"Esta é a primeira vez que estão a aplicar a diretiva de proteção temporária, que eu sempre achei que devia ter sido adotada também em 2015", afirmou António Vitorino, em entrevista à agência Lusa.
"Só posso congratular-me com o facto de que tenha sido tomada esta decisão pelos Estados-membros e por Bruxelas porque a diretiva de proteção temporária destina-se exatamente a enfrentar este tipo de casos e de situações com que nos confrontamos neste momento na guerra na Ucrânia", disse o diretor da OIM.
Sobre se esta estreia irá abrir um precedente para os refugiados de futuras crises que queiram ser acolhidos por países da União Europeia (UE), Vitorino apenas admitiu esperar que a "eficácia [deste mecanismo] fique provada agora, na crise ucraniana".

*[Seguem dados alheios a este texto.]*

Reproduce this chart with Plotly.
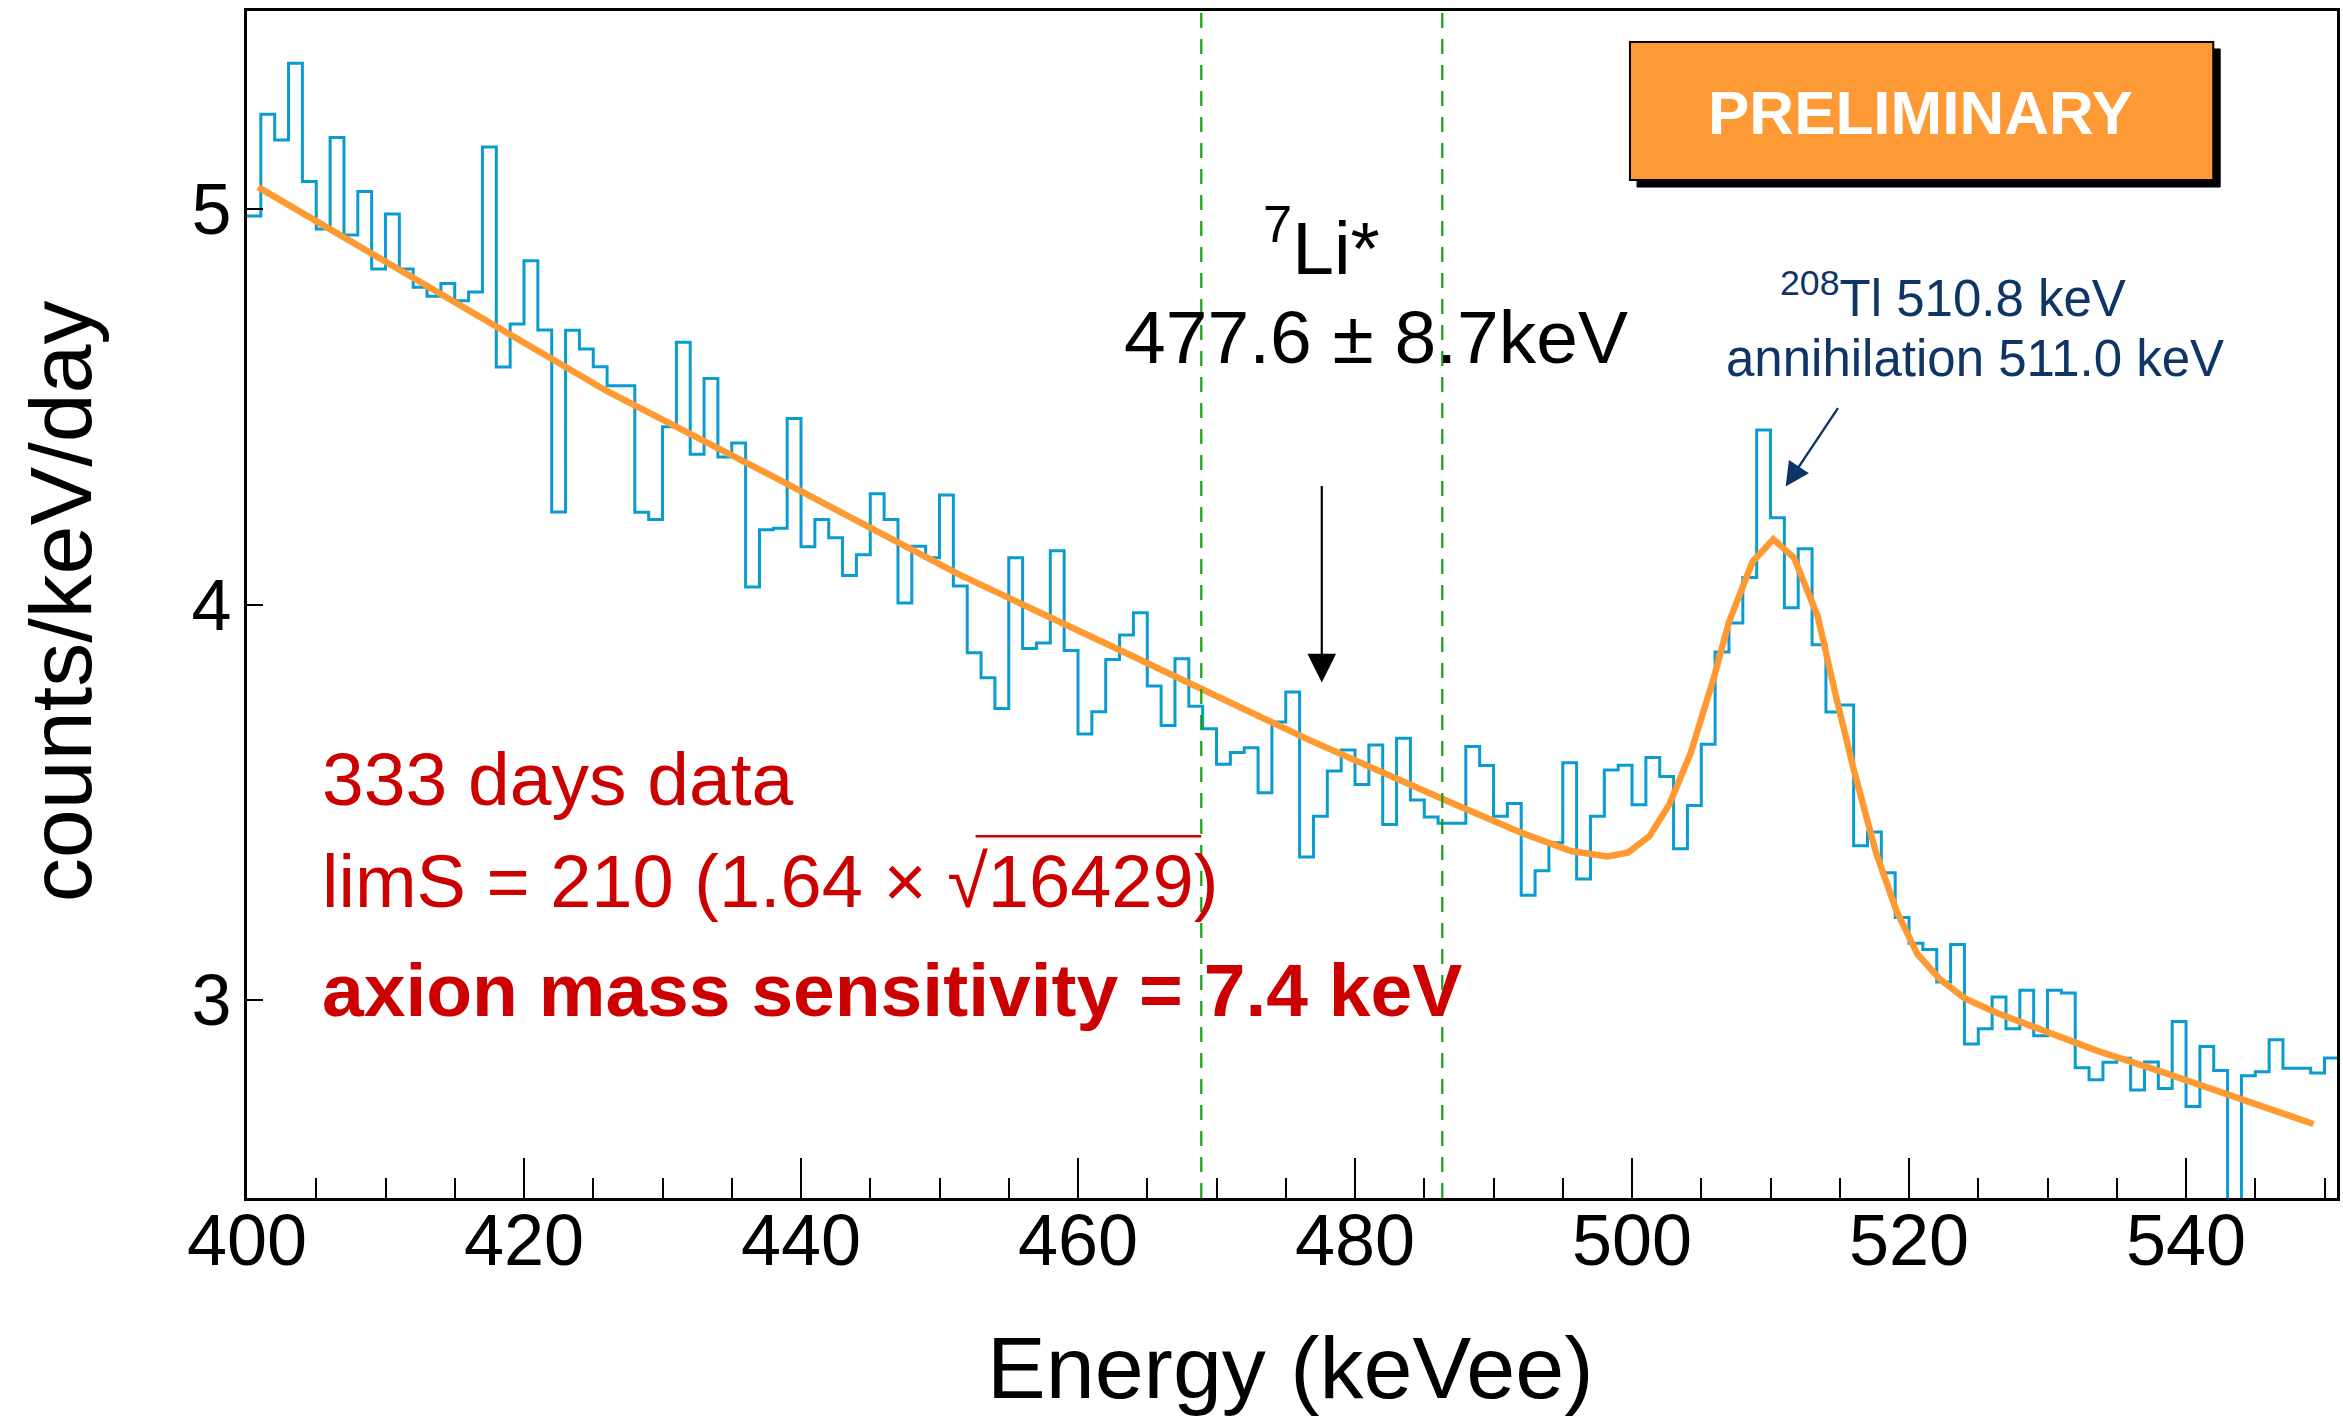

"Não podemos especular" sobre o uso futuro desta diretiva de proteção temporária, referiu, acrescentando que o instrumento jurídico "foi concebido, desenhado, aprovado exatamente para situações deste tipo e, portanto, naturalmente, é um instrumento que os Estados-membros têm ao seu dispor".
A resposta da União Europeia ao fluxo de refugiados da Ucrânia desde o início da invasão russa, a 24 de fevereiro, tem mostrado diferenças em relação a outras vagas e crises migratórias, perante as quais Estados da UE decidiram construir muros, não autorizar desembarques nos portos ou, simplesmente, expulsar as pessoas para países terceiros.

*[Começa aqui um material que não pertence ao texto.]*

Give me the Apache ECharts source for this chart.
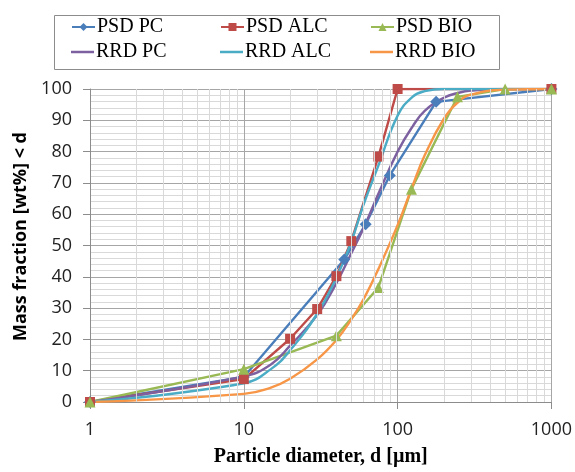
<!DOCTYPE html>
<html>
<head>
<meta charset="utf-8">
<script src="https://cdn.jsdelivr.net/npm/echarts@6/dist/echarts.min.js"></script>
<style>
html,body{margin:0;padding:0;background:#fff;}
#c{width:575px;height:472px;}
</style>
</head>
<body>
<div id="c"></div>
<script>
// ---- data ----
const psdPcD  = [1, 10, 45, 62, 89, 178, 1000];
const psdPcV  = [0, 8, 45.5, 56.8, 72.4, 95.9, 100];
const psdAlcD = [1, 10, 20, 30, 40, 50, 75, 100, 1000];
const psdAlcV = [0, 7.3, 20.2, 29.7, 40.2, 51.4, 78.4, 100, 100];
const psdBioD = [1, 10, 40, 75, 123, 245, 500, 1000];
const psdBioV = [0, 10.5, 21.2, 36.6, 68, 97.5, 100, 100];

const rrdD    = [1, 10, 15, 20, 30, 40, 50, 60, 75, 100, 125, 150, 200, 250, 300, 500, 1000];
const rrdPcV  = [0, 8.2, 12, 18, 27.8, 38, 47.5, 55.5, 66.5, 80, 88, 93, 97.2, 98.8, 99.5, 100, 100];
const rrdAlcV = [0, 6, 10.5, 16.5, 28.2, 39.7, 51.2, 63, 75.5, 91.5, 97.5, 99.3, 100, 100, 100, 100, 100];
const rrdBioV = [0, 2.6, 4.6, 7.4, 13.6, 19.8, 26.4, 32.8, 42.5, 56.5, 69, 78.8, 90.5, 96, 98.2, 99.8, 100];

const minorXTicks = [2,3,4,5,6,7,8,9,20,30,40,50,60,70,80,90,200,300,400,500,600,700,800,900];

const seriesNames = ['PSD PC','PSD ALC','PSD BIO','RRD PC','RRD ALC','RRD BIO'];
const colors = ['#4a7ebb','#be4b48','#98b954','#7d60a0','#4bacc6','#f79646'];

function pairs(xs, ys){ return xs.map((x,i)=>[x, ys[i]]); }

const chart = echarts.init(document.getElementById('c'), null, {renderer:'canvas'});

const legendPos = [
  {left:71, top:17}, {left:220, top:17}, {left:370, top:17},
  {left:71, top:42}, {left:220, top:42}, {left:370, top:42}
];
const legends = seriesNames.map((n,i)=>{
  const isRRD = i >= 3;
  return {
    data: isRRD ? [{name:n, icon:'rect'}] : [n],
    left:legendPos[i].left, top: legendPos[i].top + (isRRD ? 0 : 0), padding:0,
    itemWidth:23, itemHeight: isRRD ? 2.5 : 10, itemGap:0,
    textStyle:{fontFamily:'Liberation Serif', fontSize:20, color:'#000', padding:[0,0,0,-3]},
    selectedMode:false
  };
});

const lineW = 2.4;
const smoothK = 0.45;
const option = {
  animation:false,
  color: colors,
  legend: legends,
  graphic: [{
    type:'rect', left:52, top:13, shape:{width:445, height:54},
    style:{fill:'none', stroke:'#8c8c8c', lineWidth:1}, silent:true, z:-1
  }],
  grid:{left:90, right:22, top:89, bottom:64, containLabel:false},
  xAxis:{
    type:'log', logBase:10, min:1, max:1000,
    name:'Particle diameter, d [µm]', nameLocation:'middle', nameGap:45,
    nameTextStyle:{fontFamily:'Liberation Serif', fontWeight:'bold', fontSize:20, color:'#000'},
    axisLine:{show:true, lineStyle:{color:'#8c8c8c', width:1}},
    axisTick:{show:true, length:7, lineStyle:{color:'#8c8c8c'}},
    axisLabel:{fontFamily:'Open Sans', fontSize:18, color:'#222', margin:19,
               formatter: v => String(Math.round(v))},
    splitLine:{show:true, lineStyle:{color:'#a6a6a6', width:1}}
  },
  yAxis:{
    type:'value', min:0, max:100, interval:10,
    name:'Mass fraction [wt%] < d', nameLocation:'middle', nameGap:58,
    nameTextStyle:{fontFamily:'Open Sans', fontWeight:'bold', fontSize:18, color:'#000', padding:[0,0,0,18]},
    axisLine:{show:true, lineStyle:{color:'#8c8c8c', width:1}},
    axisTick:{show:true, length:7, lineStyle:{color:'#8c8c8c'}},
    axisLabel:{fontFamily:'Open Sans', fontSize:18, color:'#222', margin:18},
    splitLine:{show:true, lineStyle:{color:'#a6a6a6', width:1}},
    minorTick:{show:false, splitNumber:5},
    minorSplitLine:{show:true, lineStyle:{color:'#d9d9d9', width:1}}
  },
  series:[
    {
      name:'_minor', type:'line', data:[[1,0]], symbol:'none', silent:true, z:1,
      lineStyle:{opacity:0},
      markLine:{
        silent:true, symbol:['none','none'], label:{show:false}, animation:false,
        lineStyle:{color:'#d9d9d9', type:'solid', width:1},
        emphasis:{disabled:true},
        data: minorXTicks.map(v=>({xAxis:v}))
      }
    },
    {name:'PSD PC', type:'line', data:pairs(psdPcD, psdPcV), symbol:'diamond', symbolSize:12,
     lineStyle:{width:lineW}, itemStyle:{color:colors[0]}},
    {name:'PSD ALC', type:'line', data:pairs(psdAlcD, psdAlcV), symbol:'rect', symbolSize:10,
     lineStyle:{width:lineW}, itemStyle:{color:colors[1]}},
    {name:'PSD BIO', type:'line', data:pairs(psdBioD, psdBioV), symbol:'triangle', symbolSize:11,
     lineStyle:{width:lineW}, itemStyle:{color:colors[2]}},
    {name:'RRD PC', type:'line', data:pairs(rrdD, rrdPcV), symbol:'none', showSymbol:false, smooth:smoothK,
     lineStyle:{width:lineW}, itemStyle:{color:colors[3]}},
    {name:'RRD ALC', type:'line', data:pairs(rrdD, rrdAlcV), symbol:'none', showSymbol:false, smooth:smoothK,
     lineStyle:{width:lineW}, itemStyle:{color:colors[4]}},
    {name:'RRD BIO', type:'line', data:pairs(rrdD, rrdBioV), symbol:'none', showSymbol:false, smooth:smoothK,
     lineStyle:{width:lineW}, itemStyle:{color:colors[5]}}
  ]
};
chart.setOption(option);
</script>
</body>
</html>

"Cada crise é uma crise, tem a sua dinâmica, a sua realidade própria e nunca se pode extrapolar de uma crise para outra, porque o que é preciso é responder às necessidades mais urgentes das pessoas em cada caso", considerou António Vitorino.
Por outro lado, adiantou, "os países diretamente ligados à fronteira com a Ucrânia têm uma grande tradição histórica de partilha, de convívio" com os ucranianos.

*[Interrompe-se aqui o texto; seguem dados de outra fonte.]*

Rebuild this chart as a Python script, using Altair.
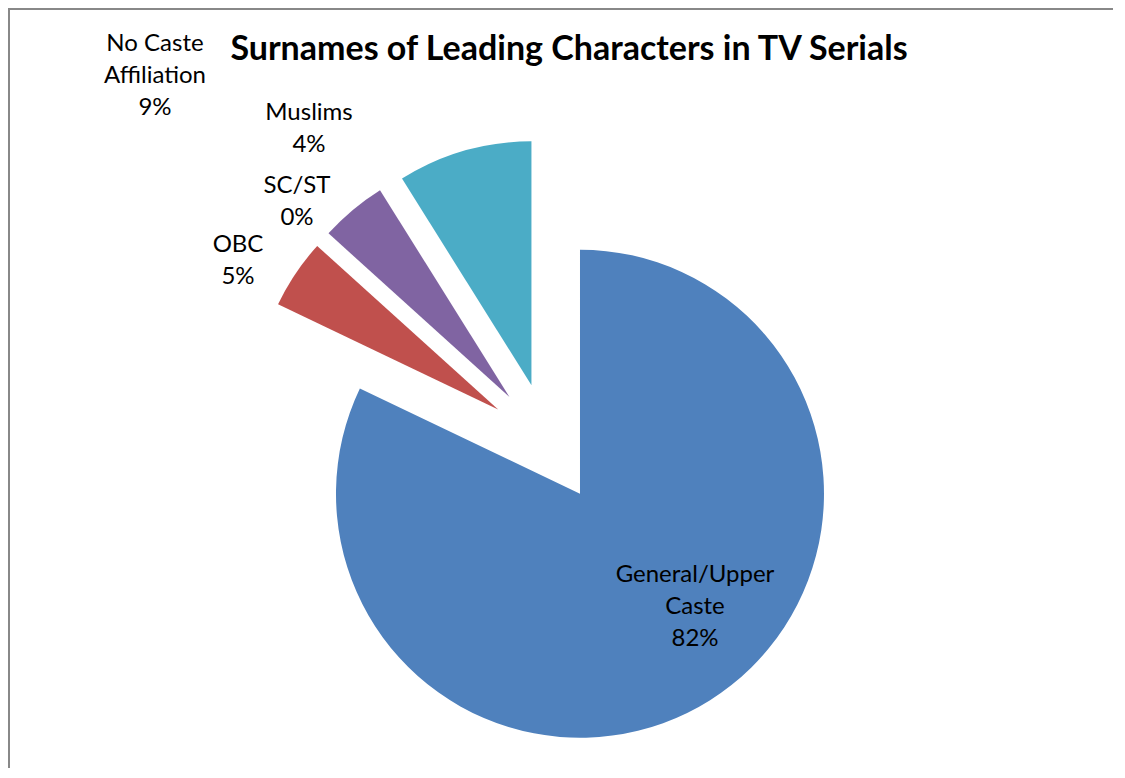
import math
import altair as alt
import pandas as pd

# ---- data ----
categories = ["General/Upper Caste", "OBC", "SC/ST", "Muslims", "No Caste Affiliation"]
values = [82.1, 4.6, 0.0, 4.4, 8.9]
label_names = ["General/Upper\nCaste", "OBC", "SC/ST", "Muslims", "No Caste\nAffiliation"]
colors = ["#4F81BD", "#C0504D", "#9BBB59", "#8064A2", "#4BACC6"]
title_text = "Surnames of Leading Characters in TV Serials"

# ---- layout ----
W, H = 1105, 760
CX, CY = 540, 435          # pie centre inside the view
R = 244                    # pie radius
EXPLODE = 60               # explosion distance of every slice
label_dx = [147, -310, -251, -239, -393]   # first-line label positions relative to pie centre
label_dy = [-132, 198, 257, 330, 399]
FONT = "Lato"

df = pd.DataFrame({
    "cat": categories,
    "value": values,
    "name": label_names,
    "order": list(range(len(categories))),
    "ldx": label_dx,
    "ldy": label_dy,
})

xs = alt.Scale(domain=[-CX, W - CX])
ys = alt.Scale(domain=[-(H - CY), CY])

base = (
    alt.Chart(df)
    .transform_joinaggregate(total="sum(value)")
    .transform_window(cum="sum(value)", sort=[alt.SortField("order")], frame=[None, 0])
    .transform_calculate(
        a0="(datum.cum - datum.value) / datum.total",
        a1="datum.cum / datum.total",
    )
    .transform_calculate(
        mid="PI * (datum.a0 + datum.a1)",
        pct="format(datum.value / datum.total, '.0%')",
    )
    .transform_calculate(
        ex=f"{EXPLODE} * sin(datum.mid)",
        ey=f"{EXPLODE} * cos(datum.mid)",
        label="datum.name + '\\n' + datum.pct",
    )
)

arcs = base.mark_arc(radius=R).encode(
    theta=alt.Theta("a0:Q", stack=False, scale=alt.Scale(domain=[0, 1], range=[0, 2 * math.pi])),
    theta2="a1:Q",
    x=alt.X("ex:Q", scale=xs, axis=None),
    y=alt.Y("ey:Q", scale=ys, axis=None),
    color=alt.Color("cat:N", scale=alt.Scale(domain=categories, range=colors), legend=None),
)

labels = base.mark_text(
    font=FONT, fontSize=24, lineBreak="\n", lineHeight=32,
    baseline="middle", align="center", color="black",
).encode(
    x=alt.X("ldx:Q", scale=xs, axis=None),
    y=alt.Y("ldy:Q", scale=ys, axis=None),
    text="label:N",
)

title = alt.Chart(pd.DataFrame({"t": [title_text]})).mark_text(
    font=FONT, fontSize=34, fontWeight="bold", align="center", baseline="alphabetic", color="black",
).encode(x=alt.value(561), y=alt.value(52), text="t:N")

dummy = pd.DataFrame({"d": [0]})
border_top = alt.Chart(dummy).mark_rule(color="#888888", strokeWidth=2).encode(
    x=alt.value(0), x2=alt.value(W), y=alt.value(1)
)
border_left = alt.Chart(dummy).mark_rule(color="#888888", strokeWidth=2).encode(
    x=alt.value(1), y=alt.value(0), y2=alt.value(H)
)

chart = (
    alt.layer(arcs, labels, title, border_top, border_left)
    .properties(width=W, height=H, padding=0, autosize=alt.AutoSizeParams(type="none"))
    .configure_view(stroke=None)
)

chart.save("out.html", embed_options={"renderer": "svg", "actions": False})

"Cerca de dois milhões de ucranianos viviam na Polónia antes do início do conflito, (...) há toda uma zona de transposição da fronteira, de trabalhadores transfronteiriços muito significativa entre a Ucrânia e a Polónia. Portanto, aquela fronteira une mais do que divide e, nesse sentido, não há, digamos assim, nenhuma relação de estranheza em relação ao convívio com os ucranianos", justificou.
Por outro lado, acrescentou o responsável da agência da ONU, as circunstâncias atuais são "totalmente excecionais".
"Do outro lado da fronteira está uma guerra em curso, as pessoas estão em efetivo risco de vida e a generosidade e o acolhimento, não só das autoridades, mas também da sociedade civil e das organizações não governamentais dos países vizinhos tem sido notável", elogiou.
A possibilidade de outros migrantes e refugiados, de países africanos ou do Médio Oriente, por exemplo, olharem para o acolhimento europeu aos ucranianos como uma discriminação é algo que António Vitorino defende dever ser combatida.
"Nós sempre defendemos que, quando se trata de ameaças à vida e de dar proteção internacional, não pode haver discriminações em função da raça ou do território de origem. Essa é a postura permanente das Nações Unidas", garantiu.
Na crise da Síria, "os alemães também decidiram adotar um mecanismo de proteção para todos os sírios e eritreus que se apresentassem no território alemão em 2015", lembrou, reconhecendo, no entanto, que a resposta à crise na Ucrânia "foi mais robusta".
"Houve uma decisão da União Europeia de aplicar a todas as pessoas que vêm da Ucrânia o mecanismo da proteção temporária", referiu.
"Nesse sentido, a maior diferença entre estas duas crises é que, desta vez, os mecanismos de proteção foram decididos a nível central europeu, aplicando uma lei europeia - que, aliás, foi por mim proposta e adotada em 2001, quando eu era comissário europeu - e que vai ser aplicada por todos os países da União Europeia. Isso não se verificou na crise síria", concluiu.
A diretiva de proteção temporária assenta na solidariedade entre os Estados-membros e prevê uma repartição equilibrada do esforço assumido pelos países da UE ao acolherem as pessoas deslocadas, não impondo, porém, uma distribuição obrigatória dos requerentes de asilo.
Esta legislação permitirá aos refugiados ucranianos permanecer até três anos na UE -- até agora, as estadias dos detentores de passaporte ucraniano não podiam exceder os 90 dias -, trabalhar, aceder ao sistema escolar e receber cuidados médicos.
A Rússia lançou na madrugada de 24 de fevereiro uma ofensiva militar na Ucrânia que, segundo as autoridades de Kiev, já fez mais de 2.000 mortos entre a população civil.
A invasão russa foi condenada pela generalidade da comunidade internacional, que respondeu com o envio de armamento para a Ucrânia e o reforço de sanções económicas a Moscovo.